Now, something was filling up the cache. Wasn’t sure what it was but having found what was using the memory, a fix was also found. Because it’s a cache, it should be (moderately?) safe to drop it.

root@tfs:~# echo 3 > /proc/sys/vm/drop_caches

So this fixes the symptom at least. We did not need to restart the servers anymore to reclaim the memory.

Who triggered this?

One of the symptoms of the problem was that it was spread sitewide. What else works site-wide? The configuration management system. Saltstack.

Going through git logs of salt repo, there was one commit that was correlating with increase in memory usage.

What was the change? An API that each host contacts to (called from custom salt grain module if I remember correctly) was moved from HTTP to HTTPS. But why would switching to HTTPS cause a memory leak?!?!

The Root Cause:

Running that API in a loop on a host with ample free memory reproduced the problem. Putting it under strace revealed that it’s trying to access lot of non-existing files.
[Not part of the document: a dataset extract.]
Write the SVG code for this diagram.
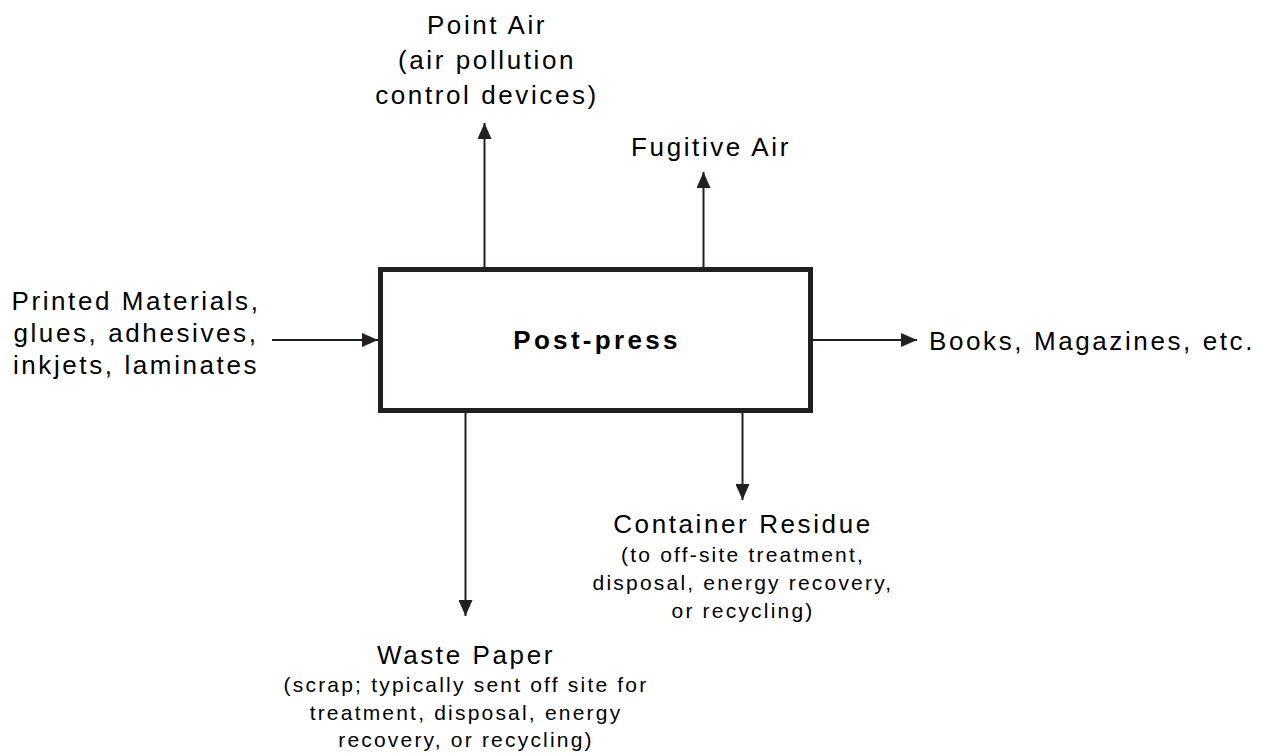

Which also justifies the increase in dentry cache usage.

Was not exactly sure why would it try to access those files but quick search on the internet landed me on StackExchange post Unusually high dentry cache usage which revealed that it was due to a bug in NSS (Network Security Services, library developed by Mozilla, used when we do SSL stuff)

The fix was to upgrade the library or temporarily adjust cache pressure.


Guess who learned something new that weekend! The feeling after solving the mystery is so satisfying :D

Note: The command executions shown above and its results are not from actual affected servers. The numbers are made up.